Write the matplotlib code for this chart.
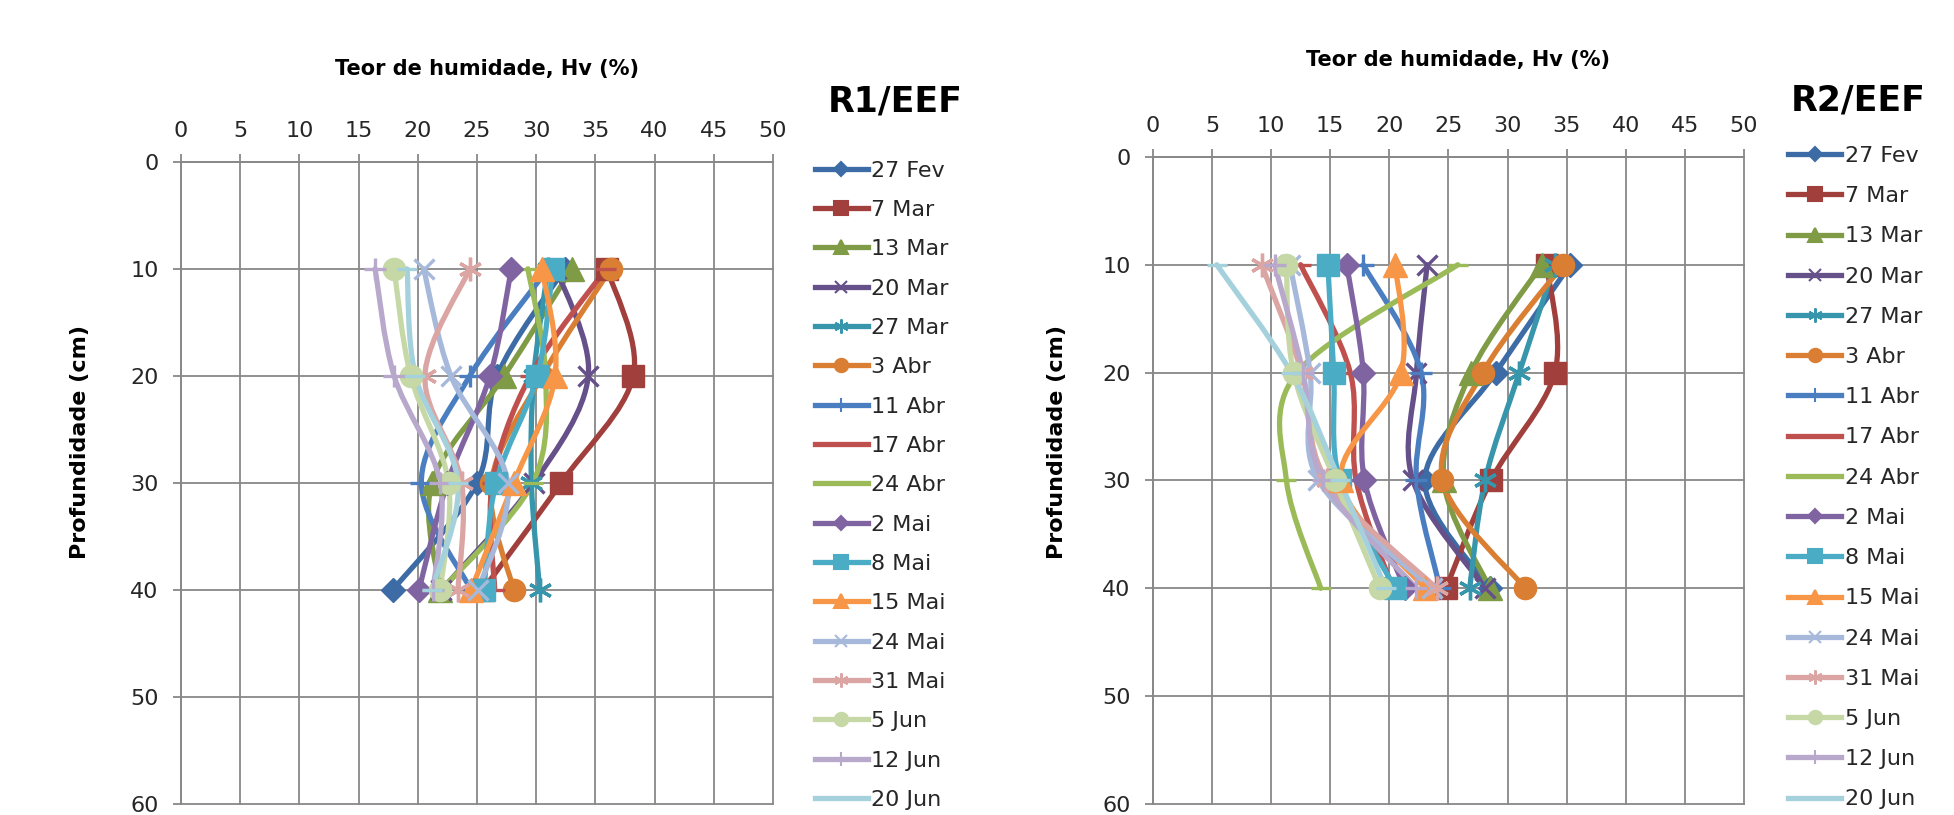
import numpy as np
import matplotlib
matplotlib.use("Agg")
from matplotlib import pyplot as plt
from matplotlib.path import Path
from matplotlib.patches import PathPatch
from matplotlib.lines import Line2D

# datas das medicoes e profundidades (cm)
datas = ['27 Fev', '7 Mar', '13 Mar', '20 Mar', '27 Mar', '3 Abr', '11 Abr',
         '17 Abr', '24 Abr', '2 Mai', '8 Mai', '15 Mai', '24 Mai', '31 Mai',
         '5 Jun', '12 Jun', '20 Jun']
profundidade = [10, 20, 30, 40]

# teor de humidade Hv (%) - R1/EEF, uma linha por data
hv_r1 = [
    [32.4, 26.7, 25.0, 17.9],
    [36.0, 38.2, 32.1, 25.5],
    [33.0, 27.3, 21.2, 21.9],
    [31.7, 34.4, 29.8, 22.0],
    [31.0, 29.8, 29.6, 30.3],
    [36.3, 30.5, 26.2, 28.1],
    [31.0, 24.4, 20.3, 24.5],
    [35.9, 29.5, 26.3, 26.5],
    [29.3, 30.8, 29.7, 22.0],
    [27.9, 26.1, 22.5, 20.1],
    [31.4, 30.1, 26.6, 25.6],
    [30.5, 31.6, 28.1, 24.5],
    [20.5, 22.8, 27.6, 25.1],
    [24.4, 20.6, 23.7, 23.4],
    [18.0, 19.4, 22.6, 21.9],
    [16.4, 18.0, 21.9, 21.3],
    [19.1, 19.8, 23.4, 21.2],
]

# teor de humidade Hv (%) - R2/EEF
hv_r2 = [
    [35.3, 29.0, 23.0, 28.5],
    [33.3, 34.0, 28.6, 24.8],
    [32.9, 26.9, 24.6, 28.5],
    [23.2, 22.3, 22.0, 28.1],
    [34.0, 31.0, 28.1, 26.8],
    [34.7, 27.9, 24.5, 31.5],
    [17.8, 22.7, 22.3, 24.3],
    [12.5, 16.7, 17.2, 20.3],
    [25.8, 12.2, 11.3, 14.2],
    [16.4, 17.8, 17.9, 21.3],
    [14.8, 15.3, 15.8, 20.5],
    [20.5, 21.0, 15.9, 23.0],
    [11.6, 13.3, 14.0, 23.6],
    [9.2, 12.6, 14.7, 24.0],
    [11.3, 11.9, 15.4, 19.2],
    [10.3, 12.7, 14.4, 22.3],
    [5.4, 11.7, 15.8, 19.7],
]

cores = ['#3c6ba5', '#a13f3c', '#7f9b46', '#65508a', '#3795ac', '#d97e33',
         '#4a7ec0', '#c0504d', '#9bbb59', '#8064a2', '#4bacc6', '#f79646',
         '#a7b9da', '#dba5a4', '#c5d8a5', '#b7a8cc', '#a5d1dd']
estrela = (6, 2, 0)
marcadores = ['D', 's', '^', 'x', estrela, 'o', '+', '_', '_',
              'D', 's', '^', 'x', estrela, 'o', '+', '_']
tamanhos = {'D': 12, 's': 16, '^': 17, 'x': 15, 'o': 16, '+': 16, '_': 14}

GRID = '#888888'


def curva(x, y):
    # curva suavizada (tipo Excel) com beziers cubicas
    p = np.column_stack([x, y]).astype(float)
    n = len(p)
    verts = [p[0]]
    codes = [Path.MOVETO]
    for i in range(n - 1):
        p0 = p[max(i - 1, 0)]
        p1 = p[i]
        p2 = p[i + 1]
        p3 = p[min(i + 2, n - 1)]
        verts += [p1 + (p2 - p0) / 6, p2 - (p3 - p1) / 6, p2]
        codes += [Path.CURVE4] * 3
    return Path(verts, codes)


def tam(m):
    return tamanhos.get(m, 17) if isinstance(m, str) else 17


def grafico(fig, rect, dados, titulo, pos_titulo, pos_xlabel, pos_ylabel, pos_leg, esp):
    ax = fig.add_axes(rect)
    for i, hv in enumerate(dados):
        c = cores[i]
        ax.add_patch(PathPatch(curva(hv, profundidade), fc='none', ec=c,
                               lw=3.8, capstyle='round', joinstyle='round'))
        m = marcadores[i]
        ax.plot(hv, profundidade, ls='none', marker=m, ms=tam(m), color=c,
                mew=2.4 if m in ('x', '+', '_') or m == estrela else 1)
    ax.set_xlim(0, 50)
    ax.set_ylim(60, 0)
    ax.set_xticks(np.arange(0, 51, 5))
    ax.set_yticks(np.arange(0, 61, 10))
    ax.xaxis.tick_top()
    ax.grid(True, color=GRID, lw=1.3)
    for g in ax.get_xgridlines() + ax.get_ygridlines():
        g.set_clip_on(False)
    ax.set_axisbelow(True)
    for s in ['right', 'bottom']:
        ax.spines[s].set_visible(False)
    for s in ['left', 'top']:
        ax.spines[s].set_color(GRID)
        ax.spines[s].set_linewidth(1.3)
    ax.tick_params(axis='both', direction='out', length=6, width=1.3,
                   color=GRID, labelsize=16, labelcolor='#262626')
    ax.tick_params(axis='x', pad=9)
    ax.tick_params(axis='y', pad=10)

    fig.text(pos_xlabel[0], pos_xlabel[1], 'Teor de humidade, Hv (%)',
             ha='center', va='center', fontsize=15, fontweight='bold')
    fig.text(pos_ylabel[0], pos_ylabel[1], 'Profundidade (cm)', rotation=90,
             ha='center', va='center', fontsize=16, fontweight='bold')
    fig.text(pos_titulo[0], pos_titulo[1], titulo, ha='center', va='center',
             fontsize=25, fontweight='bold')

    handles = []
    for i in range(len(datas)):
        m = marcadores[i]
        handles.append(Line2D([], [], color=cores[i], lw=3.8, marker=m,
                              ms=tam(m) * 0.6, mew=1.5))
    fig.legend(handles, datas, loc='upper left', bbox_to_anchor=pos_leg,
               frameon=False, fontsize=16, handlelength=2.4,
               handletextpad=0.15, labelspacing=esp, borderaxespad=0,
               borderpad=0, labelcolor='#262626')
    return ax


def main():
    fig = plt.figure(figsize=(19.54, 8.15), dpi=100)
    grafico(fig, [0.0926, 0.0135, 0.303, 0.788], hv_r1, 'R1/EEF',
            (0.458, 0.875), (0.249, 0.915), (0.041, 0.458), (0.417, 0.803), 0.87)
    grafico(fig, [0.590, 0.0135, 0.3025, 0.794], hv_r2, 'R2/EEF',
            (0.951, 0.877), (0.746, 0.926), (0.541, 0.458), (0.915, 0.821), 0.91)
    fig.savefig('out.png', dpi=100)


if __name__ == '__main__':
    main()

(Task description):
Up to and including the line containing "from matplotlib.lines import Line2D", repeat every line from the start of the data, but none of the pictures.

(Result for this task):
Write the matplotlib code for this chart.
import numpy as np
import matplotlib
matplotlib.use("Agg")
from matplotlib import pyplot as plt
from matplotlib.path import Path
from matplotlib.patches import PathPatch
from matplotlib.lines import Line2D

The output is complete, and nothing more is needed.